また、ママが歯周病である場合、通常の出産よりも低体重児の割合が多いという調査結果があることから、お腹の赤ちゃんが正常な発育のためにも、歯周病にならないように対策を行う必要があります。
妊娠中におすすめの歯周病予防
歯周病を予防するためにはプラークコントロールが重要ですが、妊娠中は思うように歯を磨くことができないことから、お困りの妊婦さんは多いのではないでしょうか。そのような妊娠中の方には、無理をせずに歯周病を防ぐことができる、次のような対策がおすすめです。
体調がよい時にしっかり歯を磨く
つわりがひどくて歯磨きができない場合は、体調がよい時間帯に重点的に歯を磨いておきましょう。また、歯ブラシを口に入れると気分が悪くなるという人は、子供用の小さな歯ブラシを使うことで軽減されるほか、歯磨剤のにおいが苦手な妊婦さんには、何も付けずに磨くノンペーストブラッシングがおすすめです。
水分をしっかり摂る
お口の中が乾燥していると、歯周病の原因となる細菌が繁殖しやすくなるため、こまめに水分を摂ってお口の中を潤しましょう。ただし、糖分を含むジュースや炭酸飲料、牛乳などの乳飲料は、プラーク(歯垢)ができる原因となるため、お水やルイボスティーのようなフェインを含まない無糖の飲み物がベストです。
ガムを噛む
ガムを噛むことで、唾液腺が刺激されて唾液の分泌が促されます。その際は、キシリトールの含有率が高い歯科用のガムを選ぶと安心です。ただし、体調が悪くガムを噛むことが難しいという時は、顎の下などにある唾液腺を軽くマッサージするだけでも、唾液の分泌を促進する効果があります。
歯医者で歯石を除去してもらう
普段の歯磨きではお口の中の汚れを十分に取り除くことができないため、定期的に歯科を受診し、歯垢や歯石を除去してもらうことで確実に歯周病を予防することができます。受診の際は、必ず母子手帳を持参し、受付で妊娠中だということを伝えてください。
妊婦さんが歯科治療を
受けられるタイミングは?
妊娠16~28週(5~7ヶ月)の妊娠中期になると安定期に入るため、通常の歯科治療が受けられます。妊娠初期に歯周病などの気になる症状がある場合は、母体の負担にならないような応急処置をしてもらい、安定期になってから治療をはじめるといいでしょう。
出産後もオーラルケアを続けましょう
出産後に歯周病が再発してしまった場合、赤ちゃんへの母子感染のリスクが高くなるため、妊娠中だけでなく、出産後もしっかり歯周病ケアを行う必要があります。

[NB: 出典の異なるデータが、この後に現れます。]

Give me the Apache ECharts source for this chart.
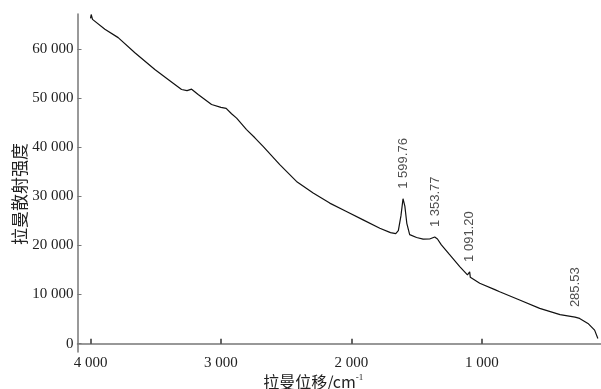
<!DOCTYPE html>
<html>
<head>
<meta charset="utf-8">
<script src="https://cdn.jsdelivr.net/npm/echarts@6/dist/echarts.min.js"></script>
<style>
  html, body { margin: 0; padding: 0; background: #fff; }
  #chart { width: 601px; height: 389px; }
</style>
</head>
<body>
<div id="chart"></div>
<script>
// 拉曼位移 (cm-1), 从高到低
const shift = [
  4000, 3995, 3985, 3890, 3788, 3660, 3507, 3405, 3302, 3260, 3225, 3175,
  3072, 3000, 2960, 2919, 2880, 2804, 2740, 2677, 2549, 2421, 2293, 2166,
  2038, 1910, 1782, 1700, 1660, 1640, 1620, 1604, 1590, 1575, 1553, 1500,
  1450, 1400, 1361, 1340, 1310, 1250, 1169, 1110, 1095, 1093, 1088, 1016,
  900, 863, 710, 556, 400, 285, 250, 186, 135, 110
]
// 拉曼散射强度
const intensity = [
  66200, 67000, 66000, 63980, 62290, 59220, 55820, 53780, 51730, 51500, 51800, 50710,
  48670, 48100, 47900, 46800, 45900, 43570, 41900, 40160, 36430, 33020, 30650, 28610,
  26900, 25200, 23500, 22600, 22400, 23000, 26000, 29500, 28000, 24500, 22200, 21600,
  21260, 21300, 21700, 21300, 20100, 18200, 15670, 14000, 13700, 14600, 13500, 12290,
  11000, 10570, 8880, 7180, 5900, 5400, 5140, 4120, 2755, 1060
]
// 峰位标注
const peakShift = [1599.76, 1353.77, 1091.20, 285.53]
const peakIntensity = [29500, 21700, 14600, 5400]
const peakText = ['1 599.76', '1 353.77', '1 091.20', '285.53']

const xTicks = [1000, 2000, 3000, 4000]
const yTicks = [0, 10000, 20000, 30000, 40000, 50000, 60000]

// 千位用空格分隔
function fmt(v) {
  return String(v).replace(/\B(?=(\d{3})+(?!\d))/g, ' ')
}

const myChart = echarts.init(document.getElementById('chart'))
const axisColor = '#777'
const serif = '"Liberation Serif", "DejaVu Serif", serif'
const cjk = '"Noto Sans CJK SC", sans-serif'

const option = {
  animation: false,
  grid: { left: 77.5, right: 0, top: 14, bottom: 37, outerBoundsMode: 'none', containLabel: false },
  xAxis: {
    type: 'value',
    inverse: true,
    min: 86,
    max: 4100,
    name: '拉曼位移/cm{sup|-1}',
    nameLocation: 'middle',
    nameGap: 21,
    nameMoveOverlap: false,
    nameTextStyle: {
      fontFamily: cjk,
      fontSize: 16,
      color: '#222',
      padding: [0, 52, 0, 0],
      rich: {
        sup: { fontSize: 9, verticalAlign: 'top', padding: [0, 0, 8, 0], fontFamily: serif, color: '#222' }
      }
    },
    axisLine: { lineStyle: { color: axisColor, width: 1.5 } },
    axisTick: { inside: true, length: 5, customValues: xTicks, lineStyle: { color: '#333', width: 1.5 } },
    axisLabel: {
      customValues: xTicks,
      margin: 4,
      fontFamily: serif,
      fontSize: 15,
      color: '#222',
      formatter: fmt
    },
    splitLine: { show: false }
  },
  yAxis: {
    type: 'value',
    min: -1700,
    max: 67100,
    name: '拉曼散射强度',
    nameLocation: 'middle',
    nameGap: 49,
    nameMoveOverlap: false,
    nameTextStyle: {
      fontFamily: cjk,
      fontSize: 17,
      color: '#222',
      padding: [0, 22, 0, 0]
    },
    axisLine: { show: true, lineStyle: { color: axisColor, width: 1.5 } },
    axisTick: { show: true, inside: true, length: 4, customValues: yTicks, lineStyle: { color: axisColor } },
    axisLabel: {
      customValues: yTicks,
      margin: 4,
      fontFamily: serif,
      fontSize: 15,
      color: '#222',
      formatter: fmt
    },
    splitLine: { show: false }
  },
  series: [
    {
      type: 'line',
      data: shift.map((x, i) => [x, intensity[i]]),
      symbol: 'none',
      lineStyle: { color: '#111', width: 1.2 }
    },
    {
      type: 'scatter',
      data: peakShift.map((x, i) => [x, peakIntensity[i]]),
      symbolSize: 0,
      label: {
        show: true,
        position: 'top',
        distance: 10,
        rotate: 90,
        align: 'left',
        verticalAlign: 'middle',
        fontFamily: '"Liberation Sans", Arial, sans-serif',
        fontSize: 13,
        color: '#222',
        formatter: (p) => peakText[p.dataIndex]
      }
    }
  ]
}

myChart.setOption(option)
</script>
</body>
</html>
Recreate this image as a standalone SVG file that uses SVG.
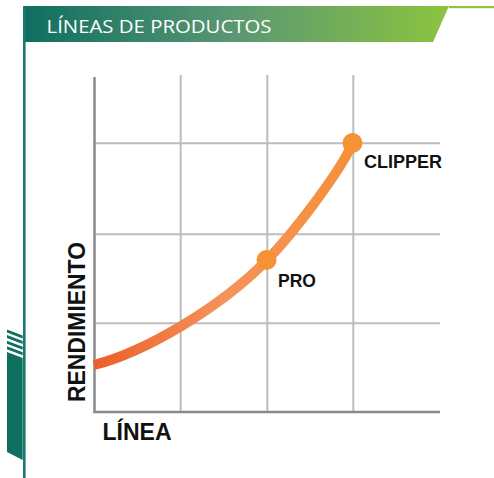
<svg xmlns="http://www.w3.org/2000/svg" width="494" height="478" viewBox="0 0 494 478">
<defs>
<linearGradient id="hdr" x1="23" y1="0" x2="449" y2="0" gradientUnits="userSpaceOnUse">
<stop offset="0" stop-color="#0E6E60"/>
<stop offset="0.5" stop-color="#5A9872"/>
<stop offset="1" stop-color="#8CC43F"/>
</linearGradient>
<linearGradient id="crv" x1="94" y1="0" x2="353" y2="0" gradientUnits="userSpaceOnUse">
<stop offset="0" stop-color="#EC5E28"/>
<stop offset="0.5" stop-color="#F4935C"/>
<stop offset="1" stop-color="#F6903A"/>
</linearGradient>
<style>
.grid{stroke:#bdbdbd;stroke-width:2;fill:none}
.axis{stroke:#8a8a8a;stroke-width:2.5;fill:none}
.lbl{font-family:"Liberation Sans",Arial,sans-serif;font-weight:bold;fill:#111}
.dot{fill:#F59233}
.deco{fill:#0F7060}
</style>
</defs>
<rect width="494" height="478" fill="#ffffff"/>
<g id="header">
<polygon points="23,6 449,6 433,42 23,42" fill="url(#hdr)"/>
<rect x="449" y="6" width="45" height="2.2" fill="#8CC43F"/>
<text x="46.5" y="33.3" font-family="'Open Sans','Liberation Sans',sans-serif" font-size="19" fill="#ffffff" textLength="225" lengthAdjust="spacingAndGlyphs">LÍNEAS DE PRODUCTOS</text>
</g>
<g id="frame">
<rect x="23" y="6" width="2.6" height="472" fill="#1A7A6C"/>
<polygon class="deco" points="7,329.5 22.7,335.5 22.7,338.5 7,332.5"/>
<polygon class="deco" points="7,335.1 22.7,341.1 22.7,344.1 7,338.1"/>
<polygon class="deco" points="7,340.7 22.7,346.7 22.7,349.7 7,343.7"/>
<polygon class="deco" points="7,346.3 22.7,352.3 22.7,355.3 7,349.3"/>
<polygon class="deco" points="7,352 22.7,358 22.7,460 7,452"/>
</g>
<g id="grid">
<line class="grid" x1="180.7" y1="75" x2="180.7" y2="412"/>
<line class="grid" x1="267.3" y1="75" x2="267.3" y2="412"/>
<line class="grid" x1="353.3" y1="75" x2="353.3" y2="412"/>
<line class="grid" x1="94.5" y1="143.3" x2="440" y2="143.3"/>
<line class="grid" x1="94.5" y1="234.3" x2="440" y2="234.3"/>
<line class="grid" x1="94.5" y1="323.3" x2="440" y2="323.3"/>
</g>
<g id="axes">
<line class="axis" x1="94.5" y1="77" x2="94.5" y2="413"/>
<line class="axis" x1="93.3" y1="412" x2="440" y2="412"/>
<text class="lbl" x="102.5" y="440" font-size="23">LÍNEA</text>
<text class="lbl" font-size="23" transform="translate(85,402) rotate(-90)" textLength="160" lengthAdjust="spacingAndGlyphs">RENDIMIENTO</text>
</g>
<g id="connectors">
<path d="M94,365 C145,352 220,308 267,260 C292,234.5 338,175 353,143" fill="none" stroke="url(#crv)" stroke-width="10"/>
</g>
<g id="pro">
<circle class="dot" cx="266.5" cy="260" r="10"/>
<text class="lbl" x="278" y="286.7" font-size="17.5">PRO</text>
</g>
<g id="clipper">
<circle class="dot" cx="352.5" cy="143" r="10"/>
<text class="lbl" x="364" y="168.3" font-size="17.5" textLength="78" lengthAdjust="spacingAndGlyphs">CLIPPER</text>
</g>
</svg>
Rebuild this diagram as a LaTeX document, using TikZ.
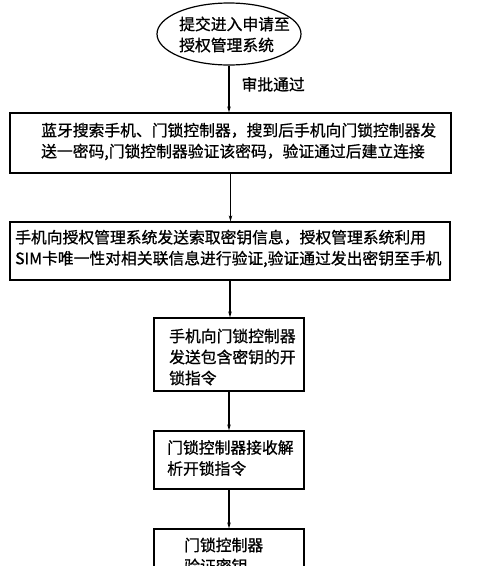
\documentclass[tikz,border=0pt]{standalone}
\usepackage{fontspec}
\setmainfont{Noto Sans CJK SC}[FakeBold=0.8]
\usetikzlibrary{arrows.meta,shapes.geometric}
\begin{document}
\begin{tikzpicture}[x=1pt,y=-1pt,
  box/.style={draw,line width=1.2pt,inner sep=0pt},
  txt/.style={font=\fontsize{15.8}{21}\selectfont,align=left,inner sep=0pt,anchor=west},
  arr/.style={-{Stealth[length=6pt,width=3.5pt]},line width=1.1pt}]
\useasboundingbox (0,0) rectangle (500,566);
\clip (0,0) rectangle (500,566);
% start ellipse
\node[ellipse,draw,line width=1.2pt,minimum width=144pt,minimum height=62pt,inner sep=0pt] (e) at (229,34) {};
\node[txt] (et) at (179,34.5) {提交进入申请至\\授权管理系统};
% boxes
\node[box,minimum width=441pt,minimum height=60pt] (b1) at (230.5,143) {};
\node[txt] (t1) at (41,141.5) {蓝牙搜索手机、门锁控制器，搜到后手机向门锁控制器发\\送一密码,门锁控制器验证该密码，验证通过后建立连接};
\node[box,minimum width=440pt,minimum height=58pt] (b2) at (230,251) {};
\node[txt] (t2) at (15,248.5) {手机向授权管理系统发送索取密钥信息，授权管理系统利用\\SIM卡唯一性对相关联信息进行验证,验证通过发出密钥至手机};
\node[box,minimum width=150pt,minimum height=73pt] (b3) at (229,354.5) {};
\node[txt] (t3) at (169,357) {手机向门锁控制器\\发送包含密钥的开\\锁指令};
\node[box,minimum width=150pt,minimum height=58pt] (b4) at (229,460) {};
\node[txt] (t4) at (167,458) {门锁控制器接收解\\析开锁指令};
\node[box,minimum width=150pt,minimum height=58pt] (b5) at (229,558) {};
\node[txt] (t5) at (184,555.5) {门锁控制器\\验证密钥};
% connectors
\draw[arr] (e.south) -- (e.south |- b1.north) node[txt,pos=0.4,anchor=west,xshift=12pt] (lab) {审批通过};
\draw[arr] (b1.south) -- (b1.south |- b2.north);
\draw[arr] (b2.south) -- (b2.south |- b3.north);
\draw[arr] (b3.south) -- (b3.south |- b4.north);
\draw[arr] (b4.south) -- (b4.south |- b5.north);
\end{tikzpicture}
\end{document}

特に、育児に追われて歯磨きどころではなくなったり、身体の不調によって十分に歯磨きができないなど、生活環境の変化によって歯周病にかかりやすくなるため、妊娠中と同じようにオーラルケアが必要となるのです。
また、出産前に発症した歯周病が出産後も改善しないという場合は、赤ちゃんに歯周病菌をうつさないために、「スプーンや食器を共用しない」「噛み与えをしない」などの感染予防の対策をとりましょう。